High risk and sacrifices.
You build something of your own.
Accelerated, unpredictable growth.
Deep fulfillment.

An important clarification

I’m not saying that being an entrepreneur is objectively better. I’m saying it’s better for me. Everyone has their own priorities and their own situation. The important thing is to make a conscious choice and not stay stuck in a situation that doesn’t represent you just because it’s more comfortable.

The lessons I carry with me

Co-founding a company taught me more things in a few years than I had learned in my entire previous journey. If I had to summarize the most important lessons in a few points, they would be these.

1

The right partners are worth more than any business plan

You can have the best idea in the world, but if the people you execute it with aren’t the right ones, the project is doomed to fail.

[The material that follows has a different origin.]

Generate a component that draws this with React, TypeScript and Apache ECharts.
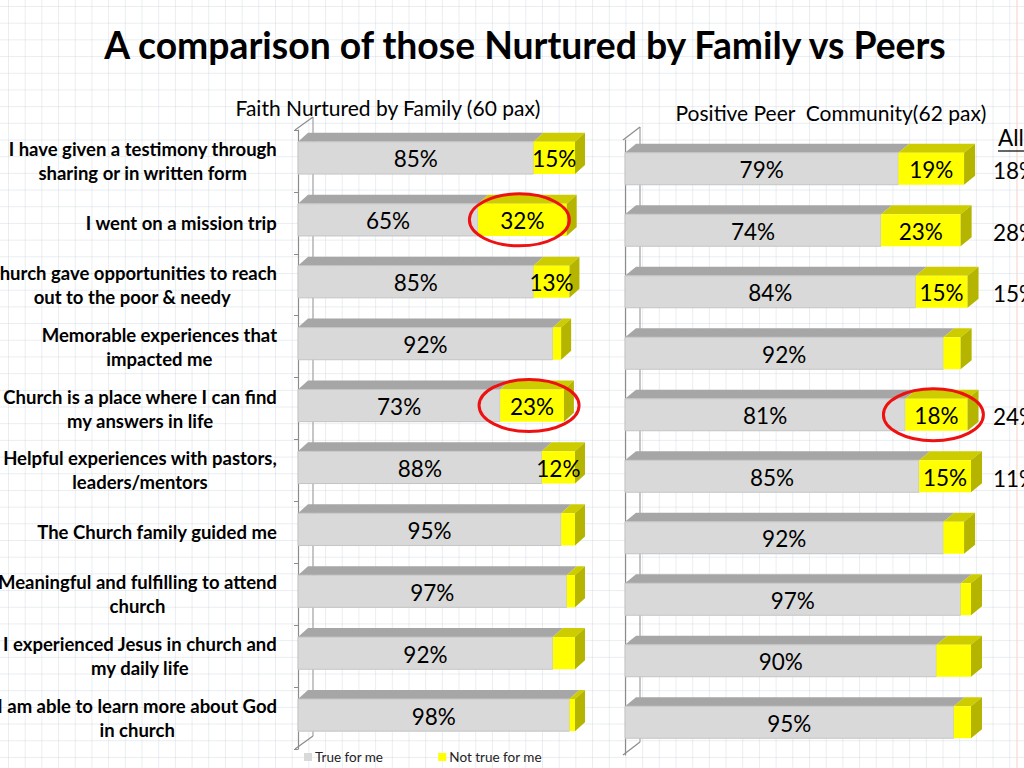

Invest time in finding people aligned with your vision and your work ethic.

2

Opportunities come from journeys, not searches

I found my partners thanks to a chain of connections born from the Campus Challenge. I wasn’t looking for them. The best thing you can do is get involved in concrete projects and let connections form naturally.

3

Sacrifices are real and shouldn’t be romanticized

Founding a company is exciting but also exhausting. Sacrifices aren’t a picturesque detail in the entrepreneur’s story. They’re the price to pay every day, and you need to be willing to do it consciously.

4

Fulfillment is priceless

Despite everything, the feeling of building something of your own together with people you get along with is priceless. It’s the kind of satisfaction that no fixed salary could have ever given me.

I didn’t co-found a company because I had a perfect plan. I co-founded it because the right people and the right moment met along the way.